Amendola was a free agent following the season and the Patriots signed him, as they needed a slot receiver. (Ironically, to replace Wes Welker who had been a slot receiver at Texas Tech before Amendola got there.)
The injury bug followed Amendola to New England, as in his first game he suffered a groin injury in the first half, but still managed to finish the game with 10 catches for 104 yards.
That would be his biggest game of the year, as he played the rest of the season through a torn groin muscle and was subjected to the second slot receiver position behind Julian Edelman, as Amendola finished the year with 54 catches for 633 yards and two touchdowns.
“You never want to miss time, but it is the most physical game so it comes with the territory,” Amendola said of his injuries over the years. “Nobody every really plays 100 percent so you just try and patch whatever you have up and keep rolling.”
FINALLY FEELING LIKE HOME
From the minute Amendola got to the Patriots he felt comfortable. He liked the area, he liked his teammates and he liked the system.
In 2010, Amendola started a foundation called “Danny Amendola‘s Catches for Kids,” which helps children in need and he immediately took that to the Boston community.

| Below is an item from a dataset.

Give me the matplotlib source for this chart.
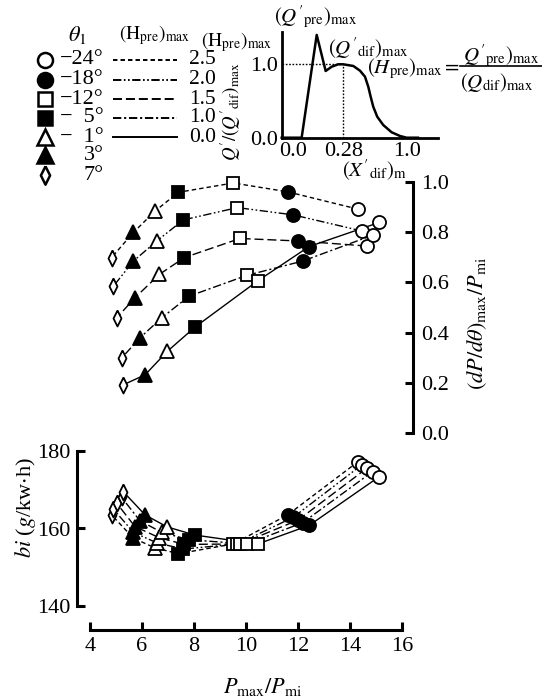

He’s maybe most known for donating $100 for every pass he caught and $200 for every pass he dropped in the 2013 season to a Boston Marathon relief fund, the year following the bombings.
“It was just something that I have a foundation and philanthropy and giving back to the community — they give so much coming to support us and just to give back is fun,” Amendola said. “I get a lot out of it too. It’s fun. It’s cool.”

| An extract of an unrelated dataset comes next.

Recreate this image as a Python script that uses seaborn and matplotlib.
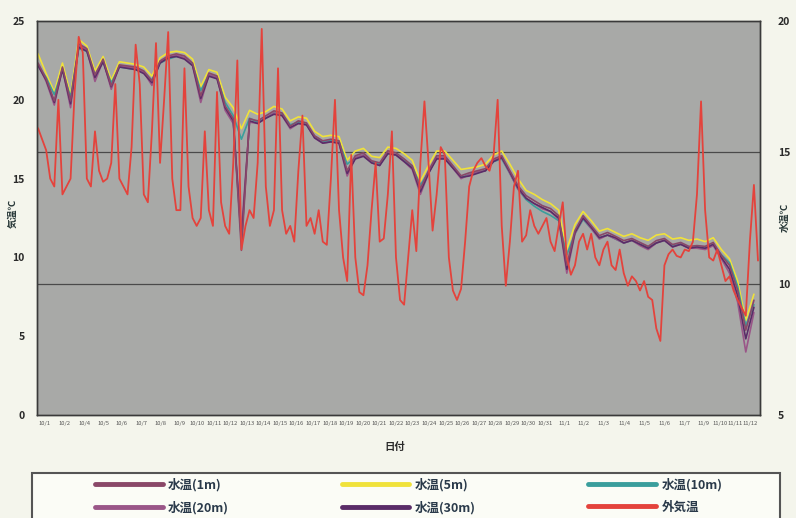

On the field with the Patriots in 2014, Amendola was able to carve out a role for himself as a punt returner for most of the season and then really picked up his play late in the regular season and into the playoffs, developing great chemistry with Tom Brady on the way to the Patriots winning Super Bowl XLIX.

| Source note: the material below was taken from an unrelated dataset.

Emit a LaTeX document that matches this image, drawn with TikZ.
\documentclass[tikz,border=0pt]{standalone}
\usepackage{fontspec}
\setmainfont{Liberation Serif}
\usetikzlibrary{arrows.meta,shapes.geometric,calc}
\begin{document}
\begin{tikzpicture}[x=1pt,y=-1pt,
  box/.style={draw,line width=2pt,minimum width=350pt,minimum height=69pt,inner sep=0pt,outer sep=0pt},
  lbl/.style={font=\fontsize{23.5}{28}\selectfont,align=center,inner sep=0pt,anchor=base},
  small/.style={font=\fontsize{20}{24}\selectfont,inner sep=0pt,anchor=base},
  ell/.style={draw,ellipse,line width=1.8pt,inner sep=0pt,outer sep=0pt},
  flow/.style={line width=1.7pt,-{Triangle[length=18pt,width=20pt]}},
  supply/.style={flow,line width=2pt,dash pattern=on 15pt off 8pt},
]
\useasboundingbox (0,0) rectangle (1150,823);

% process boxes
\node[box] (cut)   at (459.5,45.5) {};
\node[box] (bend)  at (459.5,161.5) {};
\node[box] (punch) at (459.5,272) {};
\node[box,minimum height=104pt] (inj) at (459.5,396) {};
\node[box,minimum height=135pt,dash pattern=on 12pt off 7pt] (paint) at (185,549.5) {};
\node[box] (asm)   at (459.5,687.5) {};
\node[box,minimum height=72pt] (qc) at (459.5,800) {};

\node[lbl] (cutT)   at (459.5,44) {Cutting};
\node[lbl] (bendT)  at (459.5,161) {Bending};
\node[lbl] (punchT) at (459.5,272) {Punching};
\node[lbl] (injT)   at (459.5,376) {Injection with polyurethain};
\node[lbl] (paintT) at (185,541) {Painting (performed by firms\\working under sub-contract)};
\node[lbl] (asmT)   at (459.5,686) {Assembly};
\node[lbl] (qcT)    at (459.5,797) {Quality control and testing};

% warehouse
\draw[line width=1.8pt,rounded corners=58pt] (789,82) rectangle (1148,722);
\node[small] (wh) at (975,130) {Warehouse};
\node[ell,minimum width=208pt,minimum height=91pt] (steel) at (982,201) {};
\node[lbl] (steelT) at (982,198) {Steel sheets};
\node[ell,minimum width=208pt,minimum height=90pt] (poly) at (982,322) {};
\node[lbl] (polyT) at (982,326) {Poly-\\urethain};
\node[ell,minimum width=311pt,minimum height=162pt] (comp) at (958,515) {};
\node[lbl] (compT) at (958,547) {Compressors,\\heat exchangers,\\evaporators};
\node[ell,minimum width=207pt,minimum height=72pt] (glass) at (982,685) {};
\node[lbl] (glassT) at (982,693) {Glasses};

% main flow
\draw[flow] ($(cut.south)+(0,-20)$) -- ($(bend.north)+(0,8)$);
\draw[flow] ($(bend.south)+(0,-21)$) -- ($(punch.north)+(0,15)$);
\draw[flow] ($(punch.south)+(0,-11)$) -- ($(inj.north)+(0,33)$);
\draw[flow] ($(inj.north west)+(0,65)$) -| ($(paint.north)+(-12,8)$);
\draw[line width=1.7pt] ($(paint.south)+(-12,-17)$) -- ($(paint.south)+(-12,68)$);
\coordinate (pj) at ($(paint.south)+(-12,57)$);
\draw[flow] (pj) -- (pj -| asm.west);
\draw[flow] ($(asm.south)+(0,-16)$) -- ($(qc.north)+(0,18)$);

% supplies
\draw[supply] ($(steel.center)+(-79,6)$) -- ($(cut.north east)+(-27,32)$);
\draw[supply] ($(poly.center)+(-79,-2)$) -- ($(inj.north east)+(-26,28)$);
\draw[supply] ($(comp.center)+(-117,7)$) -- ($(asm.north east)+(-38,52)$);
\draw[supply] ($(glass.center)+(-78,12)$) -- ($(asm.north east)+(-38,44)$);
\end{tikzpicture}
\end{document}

In the final two games of the regular-season and the three playoff games, Amendola had 23 catches for 224 yards and three touchdowns. Prior to that, he had 15 catches for 113 yards and one touchdown.
Amendola cites the Super Bowl win, a game in which he caught a fourth-quarter touchdown, as the biggest accomplishment of his athletic career.
“Yeah, I mean you always want to win the last game you play in,” Amendola said. “To win the big one was fun. Obviously, we’re working to try and win every game this year and try to win every game that we play. That’s what we prepare for.”
The momentum has continued into 2015, as through the first nine games of the season, Amendola has caught 40 passes for 403 yards and two touchdowns.
Now with Edelman reportedly done for the season with a broken bone in his foot, many expect Amendola will be asked to pick up the slack and play a more predominant role in the offense.
While Amendola and coaching staff say the team will do whatever is best and no one player will be asked to replace Edelman, Amendola certainly has many pulling for him and hoping he gets a chance to shine, as it’s been almost a whole career coming.
“For a guy like Danny, he’s a guy that you can’t help but root for,” Harrell said. “Even if he is a guy that you’re not close to, he’s a guy you can’t help but pull for. You do feel bad. He gets to the league, but doesn’t get drafted. He bounces around and can’t really catch on, but finally he started having successes and that is just now taking off with New England.”